● Problem requirements
Retype all material exactly. Pictures stay out of the copy.
##### Dataset excerpt #####
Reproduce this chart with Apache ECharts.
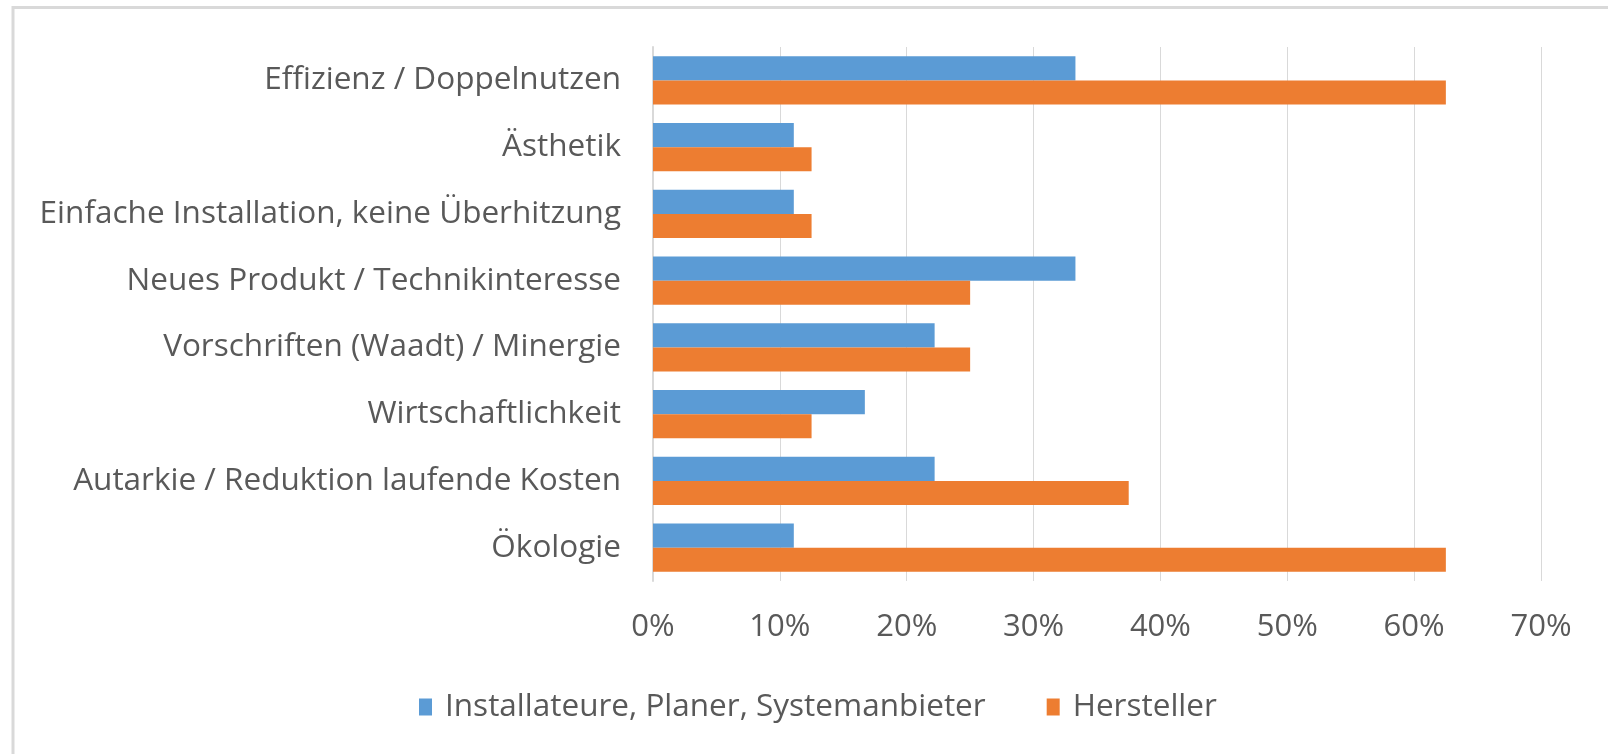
<!DOCTYPE html>
<html lang="de">
<head>
    <meta charset="UTF-8">
    <title>Motivation</title>
    <script src="https://cdn.jsdelivr.net/npm/echarts@6/dist/echarts.min.js"></script>
    <style>
        body { margin: 0; background: #fff; }
        #main { width: 1608px; height: 754px; }
    </style>
</head>
<body>
    <div id="main"></div>
    <script>
        // Kategorien von unten nach oben (ECharts zeichnet die y-Kategorien von unten)
        var categories = [
            'Ökologie',
            'Autarkie / Reduktion laufende Kosten',
            'Wirtschaftlichkeit',
            'Vorschriften (Waadt) / Minergie',
            'Neues Produkt / Technikinteresse',
            'Einfache Installation, keine Überhitzung',
            'Ästhetik',
            'Effizienz / Doppelnutzen'
        ];
        var seriesNames = ['Installateure, Planer, Systemanbieter', 'Hersteller'];
        var installateure = [11.1, 22.2, 16.7, 22.2, 33.3, 11.1, 11.1, 33.3];
        var hersteller = [62.5, 37.5, 12.5, 25.0, 25.0, 12.5, 12.5, 62.5];
        var xTicks = [0, 10, 20, 30, 40, 50, 60, 70];

        var labelFont = '"Open Sans", Lato, sans-serif';

        var option = {
            animation: false,
            textStyle: { fontFamily: labelFont },
            graphic: [{
                type: 'rect',
                shape: { x: 13, y: 7.5, width: 1620, height: 800 },
                style: { fill: 'none', stroke: '#d9d9d9', lineWidth: 3 }
            }],
            legend: {
                data: seriesNames,
                left: 414,
                top: 686,
                itemWidth: 13,
                itemHeight: 17,
                itemGap: 61,
                icon: 'rect',
                textStyle: {
                    color: '#595959',
                    fontSize: 31.5,
                    fontFamily: labelFont,
                    padding: [0, 0, 0, 8]
                }
            },
            grid: {
                left: 653,
                right: 67,
                top: 47,
                height: 534
            },
            xAxis: {
                type: 'value',
                min: xTicks[0],
                max: xTicks[xTicks.length - 1],
                interval: 10,
                axisLine: { show: false },
                axisTick: { show: false },
                splitLine: { lineStyle: { color: '#d9d9d9', width: 1 } },
                axisLabel: {
                    color: '#595959',
                    fontSize: 31,
                    margin: 31,
                    formatter: '{value}%'
                }
            },
            yAxis: {
                type: 'category',
                data: categories,
                axisLine: { lineStyle: { color: '#d9d9d9', width: 2 } },
                axisTick: { show: false },
                axisLabel: {
                    color: '#595959',
                    fontSize: 31.5,
                    margin: 32
                }
            },
            series: [{
                name: seriesNames[0],
                type: 'bar',
                data: installateure,
                itemStyle: { color: '#5b9bd5' },
                barGap: '0%',
                barCategoryGap: '28%'
            }, {
                name: seriesNames[1],
                type: 'bar',
                data: hersteller,
                itemStyle: { color: '#ed7d31' },
                barGap: '0%',
                barCategoryGap: '28%'
            }]
        };

        var myChart = echarts.init(document.getElementById('main'));
        myChart.setOption(option);
    </script>
</body>
</html>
#####
● Result of the task
Reproduce this chart with Apache ECharts.
<!DOCTYPE html>
<html lang="de">
<head>
    <meta charset="UTF-8">
    <title>Motivation</title>
    <script src="https://cdn.jsdelivr.net/npm/echarts@6/dist/echarts.min.js"></script>
    <style>
        body { margin: 0; background: #fff; }
        #main { width: 1608px; height: 754px; }
    </style>
</head>
<body>
    <div id="main"></div>
    <script>
        // Kategorien von unten nach oben (ECharts zeichnet die y-Kategorien von unten)
        var categories = [
            'Ökologie',
            'Autarkie / Reduktion laufende Kosten',
            'Wirtschaftlichkeit',
            'Vorschriften (Waadt) / Minergie',
            'Neues Produkt / Technikinteresse',
            'Einfache Installation, keine Überhitzung',
            'Ästhetik',
            'Effizienz / Doppelnutzen'
        ];
        var seriesNames = ['Installateure, Planer, Systemanbieter', 'Hersteller'];
        var installateure = [11.1, 22.2, 16.7, 22.2, 33.3, 11.1, 11.1, 33.3];
        var hersteller = [62.5, 37.5, 12.5, 25.0, 25.0, 12.5, 12.5, 62.5];
        var xTicks = [0, 10, 20, 30, 40, 50, 60, 70];

        var labelFont = '"Open Sans", Lato, sans-serif';

        var option = {
            animation: false,
            textStyle: { fontFamily: labelFont },
            graphic: [{
                type: 'rect',
                shape: { x: 13, y: 7.5, width: 1620, height: 800 },
                style: { fill: 'none', stroke: '#d9d9d9', lineWidth: 3 }
            }],
            legend: {
                data: seriesNames,
                left: 414,
                top: 686,
                itemWidth: 13,
                itemHeight: 17,
                itemGap: 61,
                icon: 'rect',
                textStyle: {
                    color: '#595959',
                    fontSize: 31.5,
                    fontFamily: labelFont,
                    padding: [0, 0, 0, 8]
                }
            },
            grid: {
                left: 653,
                right: 67,
                top: 47,
                height: 534
            },
            xAxis: {
                type: 'value',
                min: xTicks[0],
                max: xTicks[xTicks.length - 1],
                interval: 10,
                axisLine: { show: false },
                axisTick: { show: false },
                splitLine: { lineStyle: { color: '#d9d9d9', width: 1 } },
                axisLabel: {
                    color: '#595959',
                    fontSize: 31,
                    margin: 31,
                    formatter: '{value}%'
                }
            },
            yAxis: {
                type: 'category',
                data: categories,
                axisLine: { lineStyle: { color: '#d9d9d9', width: 2 } },
                axisTick: { show: false },
                axisLabel: {
                    color: '#595959',
                    fontSize: 31.5,
                    margin: 32
                }
            },
            series: [{
                name: seriesNames[0],
                type: 'bar',
                data: installateure,
                itemStyle: { color: '#5b9bd5' },
                barGap: '0%',
                barCategoryGap: '28%'
            }, {
                name: seriesNames[1],
                type: 'bar',
                data: hersteller,
                itemStyle: { color: '#ed7d31' },
                barGap: '0%',
                barCategoryGap: '28%'
            }]
        };

        var myChart = echarts.init(document.getElementById('main'));
        myChart.setOption(option);
    </script>
</body>
</html>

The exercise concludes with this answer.